Volgens J.L. Coolen, de peetoom van Arnoldus L. Janssens, was het vermeende gewoonterecht van de Bosscherhof niet meer geldig. J.B. Mertz uit Roermond, had niets meer van doen met de bouwhof van de voormalige kartuizers. Hij had de griend vervolgens per bunder uitgezet en de nieuwe aanpachters waren Herman Wackers en schepen Johan Ruyten.

De "oude Maas" op deze kaart is een doorbraak van de rivier uit begin 17e eeuw en was rond 1840 nog maar een sloot. Rechts de loop van de rivier uit nog oudere tijd en in 1680 genoemd als de "alde Maese". Rechts-onder nog net een stukje dorp met de huidige Kokstraat die toen op de gemeinte uitkwam.

Volgens Janssens was de Molengriend niet van oudsher belast met een vanzelfsprekend recht van overpad aan anderen. Verder was het nu al vaker gebeurd, dat de koeien door onachtzaamheid van de veedrijvers buiten het lijnpad waren gelopen en opmerkelijke schade aan de griend hadden toegebracht. Daarop had Coolen besloten hen verdere toegang tot de Molengriend te ontzeggen.

Omdat het resterende hooi op het land lag te bederven, tekende J.B. Mertz meteen proces aan bij het Hof te Venlo. (Het ambt Montfort, met o.a. Echt en Maasbracht was na de Spaanse Successie-oorlog Staats gebied en aldus toegewezen aan het Hof van Staats Gelderland te Venlo.) Het was zelfs gebeurd dat de aanpachters hun vee door de oude Maas hadden moeten drijven en tot de buik toe door het water hadden moeten slepen.

Ook nu besloot het Hof nog diezelfde maand, dat voor de duur van het jaar 1786 de oude rechten zouden gelden, tot nader besluit. Tevens werd verordonneerd, dat het gereedliggende hooi binnen drie dagen mocht afgevoerd worden. Naderhand vond nog een vue du lieu plaats, een bezichtiging ter plekke. De daartoe gemaakte situatieschets zit jammer genoeg niet (meer) tussen de stukken. In oktober dat jaar kwamen partijen tot een overeenstemming.
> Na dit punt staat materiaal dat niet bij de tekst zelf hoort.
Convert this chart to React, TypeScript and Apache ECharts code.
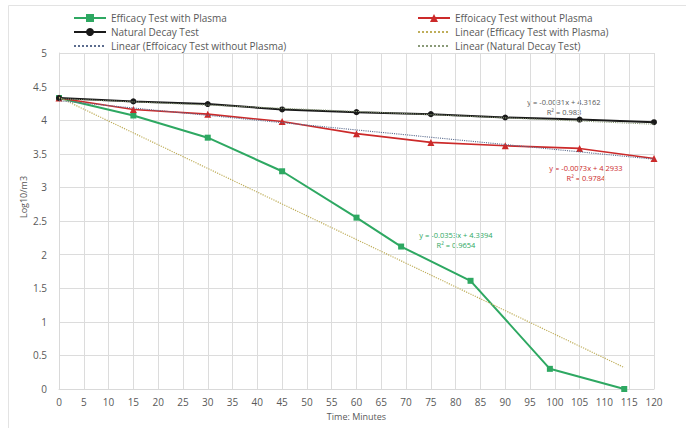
import React, { useEffect, useRef } from "react";
import * as echarts from "echarts";

const plasmaX = [0, 15, 30, 45, 60, 69, 83, 99, 114];
const plasmaY = [4.33, 4.07, 3.74, 3.24, 2.55, 2.12, 1.61, 0.3, 0.0];
const noPlasmaX = [0, 15, 30, 45, 60, 75, 90, 105, 120];
const noPlasmaY = [4.33, 4.16, 4.09, 3.98, 3.8, 3.67, 3.62, 3.58, 3.43];
const naturalX = [0, 15, 30, 45, 60, 75, 90, 105, 120];
const naturalY = [4.33, 4.28, 4.24, 4.16, 4.12, 4.09, 4.04, 4.01, 3.97];
const trendPlasma = [[0, 4.34], [114, 0.32]];
const trendNoPlasma = [[0, 4.29], [120, 3.42]];
const trendNatural = [[0, 4.32], [120, 3.94]];
const eqNatural = ["y = -0.0031x + 4.3162", "R² = 0.983"];
const eqNoPlasma = ["y = -0.0073x + 4.2933", "R² = 0.9784"];
const eqPlasma = ["y = -0.0353x + 4.3394", "R² = 0.9654"];

const FONT = "'Open Sans', 'Liberation Sans', sans-serif";
const GREEN = "#2ea862";
const RED = "#cc2a2a";
const BLACK = "#1a1a1a";
const T_GREEN = "#bfae5a";
const T_RED = "#5b6c8e";
const T_BLACK = "#8a9a78";

const zip = (xs: number[], ys: number[]) => xs.map((x, i) => [x, ys[i]]);

export default function App() {
  const ref = useRef<HTMLDivElement>(null);
  useEffect(() => {
    if (!ref.current) return;
    const chart = echarts.init(ref.current, undefined, { renderer: "svg" });
    const legendText = { color: "#595959", fontSize: 10, fontFamily: FONT };
    const eqText = (x: number, y: number, lines: string[], color: string) =>
      lines.map((s, i) => ({
        type: "text",
        x,
        y: y + i * 10,
        style: {
          text: s,
          fill: color,
          fontSize: 7.5,
          fontFamily: FONT,
          align: "center",
          verticalAlign: "middle",
        },
      }));
    const hideSym = (name: string) => ({ name, itemStyle: { opacity: 0 } });
    chart.setOption({
      animation: false,
      backgroundColor: "#ffffff",
      textStyle: { fontFamily: FONT },
      grid: { left: 59, right: 32, top: 53, bottom: 39, containLabel: false },
      legend: [
        {
          data: ["Efficacy Test with Plasma", "Natural Decay Test", hideSym("Linear (Effoicacy Test without Plasma)")],
          orient: "vertical",
          left: 68,
          top: 8,
          itemGap: 4,
          itemWidth: 32,
          itemHeight: 10,
          textStyle: legendText,
        },
        {
          data: [
            "Effoicacy Test without Plasma",
            hideSym("Linear (Efficacy Test with Plasma)"),
            hideSym("Linear (Natural Decay Test)"),
          ],
          orient: "vertical",
          left: 412,
          top: 8,
          itemGap: 4,
          itemWidth: 32,
          itemHeight: 10,
          textStyle: legendText,
        },
      ],
      xAxis: {
        type: "value",
        min: 0,
        max: 120,
        interval: 5,
        name: "Time: Minutes",
        nameLocation: "middle",
        nameGap: 22,
        nameTextStyle: { color: "#595959", fontSize: 9, fontFamily: FONT },
        axisLine: { show: true, lineStyle: { color: "#d9d9d9" } },
        axisTick: { show: false },
        axisLabel: { color: "#595959", fontSize: 10, fontFamily: FONT, margin: 8 },
        splitLine: { show: true, lineStyle: { color: "#dcdcdc", width: 1 } },
      },
      yAxis: {
        type: "value",
        min: 0,
        max: 5,
        interval: 0.5,
        axisLine: { show: true, lineStyle: { color: "#d9d9d9" } },
        axisTick: { show: false },
        axisLabel: { color: "#595959", fontSize: 10, fontFamily: FONT, margin: 12 },
        splitLine: { show: true, lineStyle: { color: "#dcdcdc", width: 1 } },
      },
      series: [
        {
          name: "Efficacy Test with Plasma",
          type: "line",
          data: zip(plasmaX, plasmaY),
          symbol: "rect",
          symbolSize: 6,
          color: GREEN,
          lineStyle: { color: GREEN, width: 2 },
          itemStyle: { color: GREEN },
          z: 3,
        },
        {
          name: "Effoicacy Test without Plasma",
          type: "line",
          data: zip(noPlasmaX, noPlasmaY),
          symbol: "triangle",
          symbolSize: 7,
          color: RED,
          lineStyle: { color: RED, width: 1.6 },
          itemStyle: { color: RED },
          z: 3,
        },
        {
          name: "Natural Decay Test",
          type: "line",
          data: zip(naturalX, naturalY),
          symbol: "circle",
          symbolSize: 6,
          color: BLACK,
          lineStyle: { color: BLACK, width: 2 },
          itemStyle: { color: BLACK },
          z: 3,
        },
        {
          name: "Linear (Efficacy Test with Plasma)",
          type: "line",
          data: trendPlasma,
          symbol: "none",
          showSymbol: false,
          color: T_GREEN,
          lineStyle: { color: T_GREEN, width: 1.2, type: "dotted" },
          z: 4,
        },
        {
          name: "Linear (Effoicacy Test without Plasma)",
          type: "line",
          data: trendNoPlasma,
          symbol: "none",
          showSymbol: false,
          color: T_RED,
          lineStyle: { color: T_RED, width: 1.1, type: "dotted" },
          z: 4,
        },
        {
          name: "Linear (Natural Decay Test)",
          type: "line",
          data: trendNatural,
          symbol: "none",
          showSymbol: false,
          color: T_BLACK,
          lineStyle: { color: T_BLACK, width: 1.1, type: "dotted" },
          z: 4,
        },
      ],
      graphic: [
        {
          type: "rect",
          shape: { x: 8.5, y: 5.5, width: 700, height: 440 },
          style: { fill: "none", stroke: "#e3e3e3", lineWidth: 1 },
          silent: true,
        },
        {
          type: "text",
          x: 23,
          y: 197,
          rotation: Math.PI / 2,
          style: { text: "Log10/m3", fill: "#595959", fontSize: 9, fontFamily: FONT, align: "center", verticalAlign: "middle" },
        },
        ...eqText(564, 102, eqNatural, "#595959"),
        ...eqText(586, 168, eqNoPlasma, RED),
        ...eqText(456, 235, eqPlasma, GREEN),
      ],
    });
    return () => chart.dispose();
  }, []);
  return (
    <div
      ref={ref}
      style={{ position: "fixed", left: 0, top: 0, width: 686, height: 428, background: "#fff" }}
    />
  );
}
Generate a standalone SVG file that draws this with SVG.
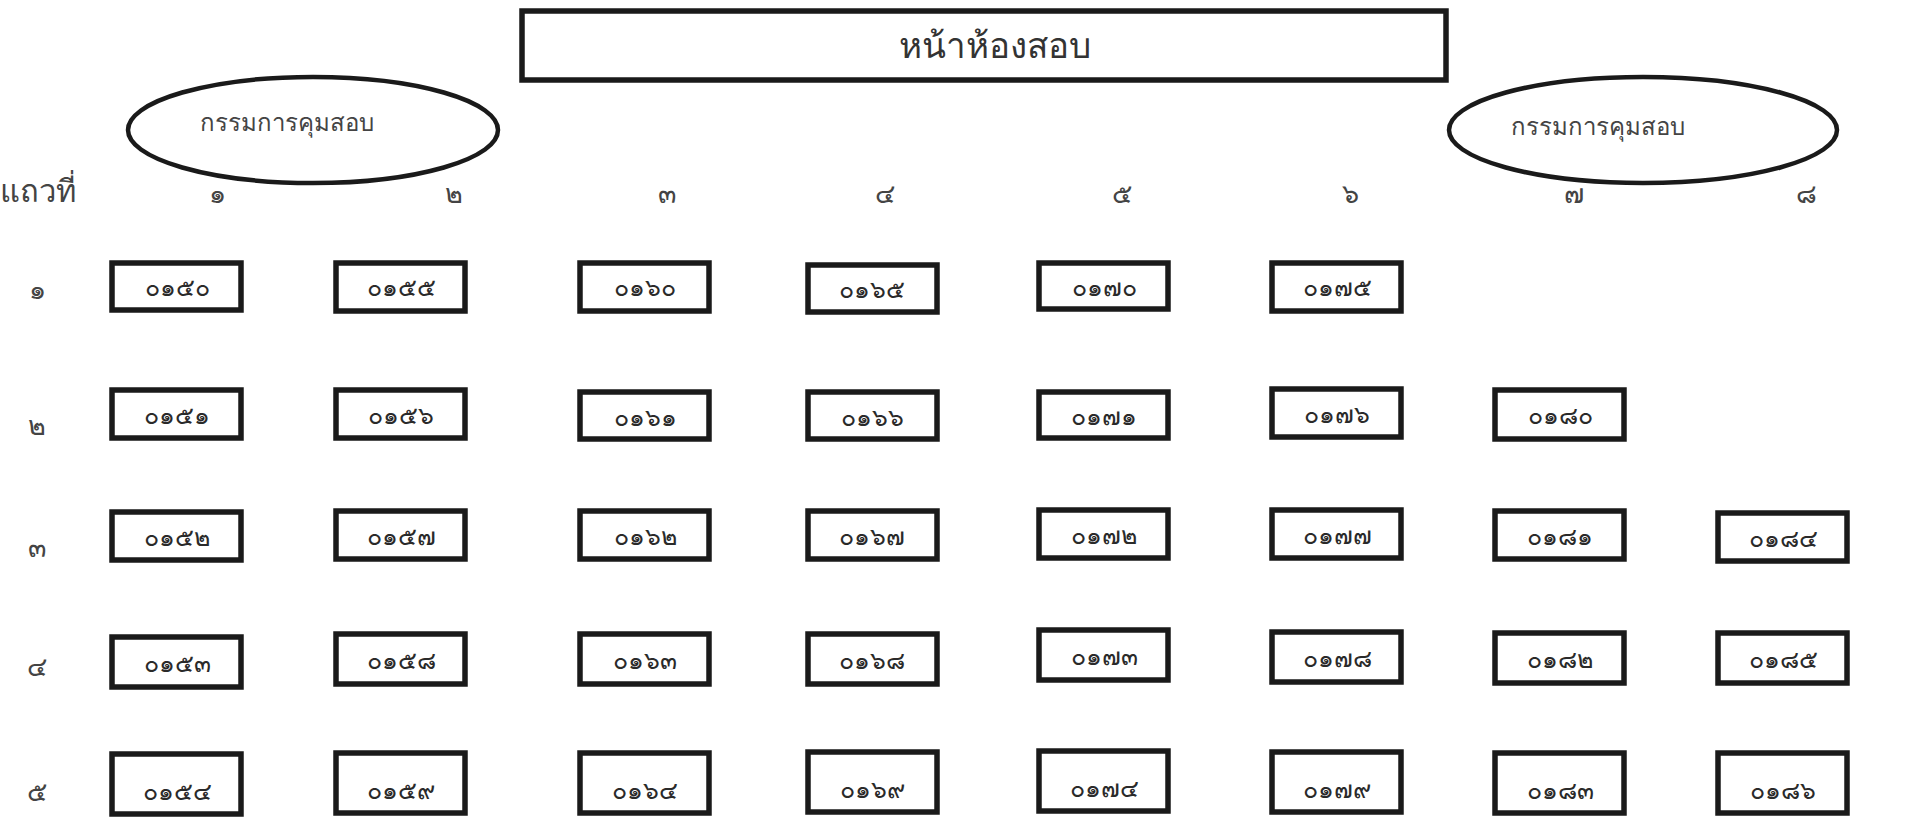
<svg xmlns="http://www.w3.org/2000/svg" width="1913" height="824" viewBox="0 0 1913 824">
<style>
.bx{fill:#fff;stroke:#1a1a1a;stroke-width:5.5}
.el{fill:#fff;stroke:#1a1a1a;stroke-width:4.5}
.num{font-family:"Noto Sans","DejaVu Sans",sans-serif;font-size:25px;font-weight:normal;fill:#2a2a2a;text-anchor:middle;dominant-baseline:central}
.lbl{font-family:"Noto Sans","DejaVu Sans",sans-serif;font-size:27px;fill:#444;text-anchor:middle;dominant-baseline:central}
.pr{font-family:"Noto Sans","DejaVu Sans",sans-serif;font-size:24px;fill:#444;text-anchor:middle;dominant-baseline:central}
.row{font-family:"Noto Sans","DejaVu Sans",sans-serif;font-size:31px;fill:#444;text-anchor:middle;dominant-baseline:central}
.ttl{font-family:"Noto Sans","DejaVu Sans",sans-serif;font-size:35px;fill:#333;text-anchor:middle;dominant-baseline:central}
</style>
<rect width="1913" height="824" fill="#fff"/>
<g id="title"><rect class="bx" x="522" y="11" width="924" height="69"/><text class="ttl" x="995" y="44">หน้าห้องสอบ</text></g>
<g id="proctor-left"><ellipse class="el" cx="313" cy="130" rx="185" ry="53"/><text class="pr" x="287" y="121">กรรมการคุมสอบ</text></g>
<g id="proctor-right"><ellipse class="el" cx="1643" cy="130" rx="194" ry="53"/><text class="pr" x="1598" y="125">กรรมการคุมสอบ</text></g>
<g id="col-labels">
<text class="row" x="38" y="190">แถวที่</text>
<text class="lbl" x="217" y="192">๑</text>
<text class="lbl" x="454" y="192">๒</text>
<text class="lbl" x="667" y="192">๓</text>
<text class="lbl" x="885" y="192">๔</text>
<text class="lbl" x="1122" y="192">๕</text>
<text class="lbl" x="1350" y="192">๖</text>
<text class="lbl" x="1574" y="192">๗</text>
<text class="lbl" x="1806" y="192">๘</text>
</g>
<g id="row-labels">
<text class="lbl" x="37" y="288">๑</text>
<text class="lbl" x="37" y="424">๒</text>
<text class="lbl" x="37" y="546">๓</text>
<text class="lbl" x="37" y="665">๔</text>
<text class="lbl" x="37" y="790">๕</text>
</g>
<g id="seats">
<g id="s0150"><rect class="bx" x="112" y="263" width="129" height="47"/><text class="num" x="177" y="286">๐๑๕๐</text></g>
<g id="s0155"><rect class="bx" x="336" y="263" width="129" height="48"/><text class="num" x="401" y="286">๐๑๕๕</text></g>
<g id="s0160"><rect class="bx" x="580" y="263" width="129" height="48"/><text class="num" x="645" y="286">๐๑๖๐</text></g>
<g id="s0165"><rect class="bx" x="808" y="265" width="129" height="47"/><text class="num" x="872" y="288">๐๑๖๕</text></g>
<g id="s0170"><rect class="bx" x="1039" y="263" width="129" height="46"/><text class="num" x="1104" y="286">๐๑๗๐</text></g>
<g id="s0175"><rect class="bx" x="1272" y="263" width="129" height="48"/><text class="num" x="1337" y="286">๐๑๗๕</text></g>

<g id="s0151"><rect class="bx" x="112" y="390" width="129" height="48"/><text class="num" x="177" y="414">๐๑๕๑</text></g>
<g id="s0156"><rect class="bx" x="336" y="390" width="129" height="48"/><text class="num" x="401" y="414">๐๑๕๖</text></g>
<g id="s0161"><rect class="bx" x="580" y="392" width="129" height="47"/><text class="num" x="645" y="416">๐๑๖๑</text></g>
<g id="s0166"><rect class="bx" x="808" y="392" width="129" height="47"/><text class="num" x="872" y="416">๐๑๖๖</text></g>
<g id="s0171"><rect class="bx" x="1039" y="392" width="129" height="46"/><text class="num" x="1104" y="415">๐๑๗๑</text></g>
<g id="s0176"><rect class="bx" x="1272" y="389" width="129" height="48"/><text class="num" x="1337" y="413">๐๑๗๖</text></g>
<g id="s0180"><rect class="bx" x="1495" y="390" width="129" height="49"/><text class="num" x="1560" y="414">๐๑๘๐</text></g>

<g id="s0152"><rect class="bx" x="112" y="512" width="129" height="48"/><text class="num" x="177" y="536">๐๑๕๒</text></g>
<g id="s0157"><rect class="bx" x="336" y="511" width="129" height="48"/><text class="num" x="401" y="535">๐๑๕๗</text></g>
<g id="s0162"><rect class="bx" x="580" y="511" width="129" height="48"/><text class="num" x="645" y="535">๐๑๖๒</text></g>
<g id="s0167"><rect class="bx" x="808" y="511" width="129" height="48"/><text class="num" x="872" y="535">๐๑๖๗</text></g>
<g id="s0172"><rect class="bx" x="1039" y="510" width="129" height="48"/><text class="num" x="1104" y="534">๐๑๗๒</text></g>
<g id="s0177"><rect class="bx" x="1272" y="510" width="129" height="48"/><text class="num" x="1337" y="534">๐๑๗๗</text></g>
<g id="s0181"><rect class="bx" x="1495" y="511" width="129" height="48"/><text class="num" x="1560" y="535">๐๑๘๑</text></g>
<g id="s0184"><rect class="bx" x="1718" y="513" width="129" height="48"/><text class="num" x="1783" y="537">๐๑๘๔</text></g>

<g id="s0153"><rect class="bx" x="112" y="637" width="129" height="50"/><text class="num" x="177" y="662">๐๑๕๓</text></g>
<g id="s0158"><rect class="bx" x="336" y="634" width="129" height="50"/><text class="num" x="401" y="659">๐๑๕๘</text></g>
<g id="s0163"><rect class="bx" x="580" y="634" width="129" height="50"/><text class="num" x="645" y="659">๐๑๖๓</text></g>
<g id="s0168"><rect class="bx" x="808" y="634" width="129" height="50"/><text class="num" x="872" y="659">๐๑๖๘</text></g>
<g id="s0173"><rect class="bx" x="1039" y="630" width="129" height="50"/><text class="num" x="1104" y="655">๐๑๗๓</text></g>
<g id="s0178"><rect class="bx" x="1272" y="632" width="129" height="50"/><text class="num" x="1337" y="657">๐๑๗๘</text></g>
<g id="s0182"><rect class="bx" x="1495" y="633" width="129" height="50"/><text class="num" x="1560" y="658">๐๑๘๒</text></g>
<g id="s0185"><rect class="bx" x="1718" y="633" width="129" height="50"/><text class="num" x="1783" y="658">๐๑๘๕</text></g>

<g id="s0154"><rect class="bx" x="112" y="754" width="129" height="60"/><text class="num" x="177" y="790">๐๑๕๔</text></g>
<g id="s0159"><rect class="bx" x="336" y="753" width="129" height="60"/><text class="num" x="401" y="789">๐๑๕๙</text></g>
<g id="s0164"><rect class="bx" x="580" y="753" width="129" height="60"/><text class="num" x="645" y="789">๐๑๖๔</text></g>
<g id="s0169"><rect class="bx" x="808" y="752" width="129" height="60"/><text class="num" x="872" y="788">๐๑๖๙</text></g>
<g id="s0174"><rect class="bx" x="1039" y="751" width="129" height="60"/><text class="num" x="1104" y="787">๐๑๗๔</text></g>
<g id="s0179"><rect class="bx" x="1272" y="752" width="129" height="60"/><text class="num" x="1337" y="788">๐๑๗๙</text></g>
<g id="s0183"><rect class="bx" x="1495" y="753" width="129" height="60"/><text class="num" x="1560" y="789">๐๑๘๓</text></g>
<g id="s0186"><rect class="bx" x="1718" y="753" width="129" height="60"/><text class="num" x="1783" y="789">๐๑๘๖</text></g>
</g>
</svg>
J.L. Coolen en consorten zouden van de Molengriend een strook langs de Oude Maas verkopen ter breedte van een roede en de laagte met bomen bewassen langs de Wessemer Nack tot aan het Hultje voor 54 pattacons. Aan het begin van het pad zou een hek worden geplaatst op beider kosten. Mertz zou tevens een dijk laten maken door de oude Maas.

(Bron: RHCL te Maastricht: 01.013, archief Hof van Gelder te Venlo, inv.nr. 571, procesnr. 1794.)

Het is niet uitgesloten, dat de veedrift over de Molengriend in 1643 en daarna een andere weg volgde, dan een eeuw later. (Kaart 1) Ook de alde Maese van was toen nog een flinke stroom. In 1680 werd de Molengriend nog gemeten op bijna 12 bunder. Anderhalve eeuw later was daarvan nog slechts 2/3 over: een halve ha verkocht aan Mertz (lichtgroen op de kaart) en het overige in de loop der tijd door de Maas weggespoeld. En nu ruim twee eeuwen nadien resteert van de Molengreend niet meer dan een open grintgat langs het Lateraal Kanaal. Maar... het Lijnpad is gebleven, zichtbaar op de kaart geschreven!


Ter vergelijking: De onderliggende kaart is getekend in 1743 en staat afgebeeld in de atlas der domeinen van het ambt Montfort. Hierop is duidelijk de weg te herkennen, komende vanuit het dorp (links) over de gemeenteweiden onderlangs de Hoogbeemden naar de Molengriend. (RHCL te Maastricht 16.0674: archief Michiels van Kessenich, inv.nr. 1649.)